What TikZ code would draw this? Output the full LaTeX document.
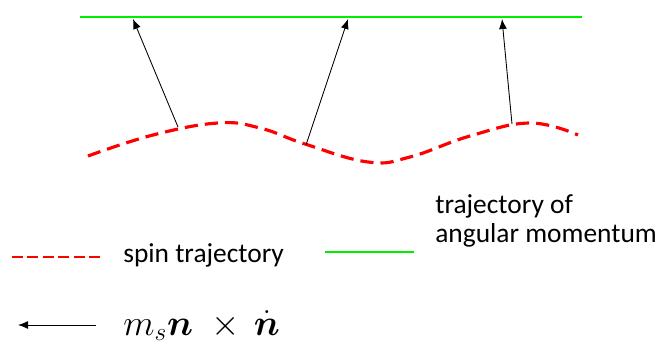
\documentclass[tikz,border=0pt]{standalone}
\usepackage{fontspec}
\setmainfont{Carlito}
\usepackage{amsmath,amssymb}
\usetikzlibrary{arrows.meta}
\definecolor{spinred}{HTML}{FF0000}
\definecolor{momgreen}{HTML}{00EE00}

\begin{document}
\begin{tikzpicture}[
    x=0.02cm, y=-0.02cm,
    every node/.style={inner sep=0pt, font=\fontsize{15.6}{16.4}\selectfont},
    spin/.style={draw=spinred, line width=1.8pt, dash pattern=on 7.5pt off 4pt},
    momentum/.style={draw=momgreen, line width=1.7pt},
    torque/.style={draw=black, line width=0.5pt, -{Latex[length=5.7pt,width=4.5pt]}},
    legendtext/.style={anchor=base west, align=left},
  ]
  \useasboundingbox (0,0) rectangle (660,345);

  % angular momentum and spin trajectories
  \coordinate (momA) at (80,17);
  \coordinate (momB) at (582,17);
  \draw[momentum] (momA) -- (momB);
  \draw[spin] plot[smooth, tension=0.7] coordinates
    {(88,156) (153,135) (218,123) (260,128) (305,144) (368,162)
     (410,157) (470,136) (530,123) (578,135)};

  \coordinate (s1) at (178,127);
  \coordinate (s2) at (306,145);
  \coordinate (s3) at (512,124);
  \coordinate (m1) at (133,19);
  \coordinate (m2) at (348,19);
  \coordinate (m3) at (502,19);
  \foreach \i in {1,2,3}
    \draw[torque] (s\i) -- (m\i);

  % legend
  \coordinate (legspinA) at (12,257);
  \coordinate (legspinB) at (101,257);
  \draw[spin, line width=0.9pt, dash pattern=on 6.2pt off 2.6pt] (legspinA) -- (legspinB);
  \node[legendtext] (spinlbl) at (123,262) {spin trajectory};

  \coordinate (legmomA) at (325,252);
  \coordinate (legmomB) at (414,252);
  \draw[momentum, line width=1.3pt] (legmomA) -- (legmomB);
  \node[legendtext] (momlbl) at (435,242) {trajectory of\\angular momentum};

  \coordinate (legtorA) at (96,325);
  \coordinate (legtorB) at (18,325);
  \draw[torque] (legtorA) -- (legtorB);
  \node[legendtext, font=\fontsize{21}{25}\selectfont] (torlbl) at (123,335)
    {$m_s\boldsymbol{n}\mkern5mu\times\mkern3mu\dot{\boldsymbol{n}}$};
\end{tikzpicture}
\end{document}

•••••

- [Directions] Give back every line exactly as it stands, pictures excluded.

- [Solution to the exercise]
What TikZ code would draw this? Output the full LaTeX document.
\documentclass[tikz,border=0pt]{standalone}
\usepackage{fontspec}
\setmainfont{Carlito}
\usepackage{amsmath,amssymb}
\usetikzlibrary{arrows.meta}
\definecolor{spinred}{HTML}{FF0000}
\definecolor{momgreen}{HTML}{00EE00}

\begin{document}
\begin{tikzpicture}[
    x=0.02cm, y=-0.02cm,
    every node/.style={inner sep=0pt, font=\fontsize{15.6}{16.4}\selectfont},
    spin/.style={draw=spinred, line width=1.8pt, dash pattern=on 7.5pt off 4pt},
    momentum/.style={draw=momgreen, line width=1.7pt},
    torque/.style={draw=black, line width=0.5pt, -{Latex[length=5.7pt,width=4.5pt]}},
    legendtext/.style={anchor=base west, align=left},
  ]
  \useasboundingbox (0,0) rectangle (660,345);

  % angular momentum and spin trajectories
  \coordinate (momA) at (80,17);
  \coordinate (momB) at (582,17);
  \draw[momentum] (momA) -- (momB);
  \draw[spin] plot[smooth, tension=0.7] coordinates
    {(88,156) (153,135) (218,123) (260,128) (305,144) (368,162)
     (410,157) (470,136) (530,123) (578,135)};

  \coordinate (s1) at (178,127);
  \coordinate (s2) at (306,145);
  \coordinate (s3) at (512,124);
  \coordinate (m1) at (133,19);
  \coordinate (m2) at (348,19);
  \coordinate (m3) at (502,19);
  \foreach \i in {1,2,3}
    \draw[torque] (s\i) -- (m\i);

  % legend
  \coordinate (legspinA) at (12,257);
  \coordinate (legspinB) at (101,257);
  \draw[spin, line width=0.9pt, dash pattern=on 6.2pt off 2.6pt] (legspinA) -- (legspinB);
  \node[legendtext] (spinlbl) at (123,262) {spin trajectory};

  \coordinate (legmomA) at (325,252);
  \coordinate (legmomB) at (414,252);
  \draw[momentum, line width=1.3pt] (legmomA) -- (legmomB);
  \node[legendtext] (momlbl) at (435,242) {trajectory of\\angular momentum};

  \coordinate (legtorA) at (96,325);
  \coordinate (legtorB) at (18,325);
  \draw[torque] (legtorA) -- (legtorB);
  \node[legendtext, font=\fontsize{21}{25}\selectfont] (torlbl) at (123,335)
    {$m_s\boldsymbol{n}\mkern5mu\times\mkern3mu\dot{\boldsymbol{n}}$};
\end{tikzpicture}
\end{document}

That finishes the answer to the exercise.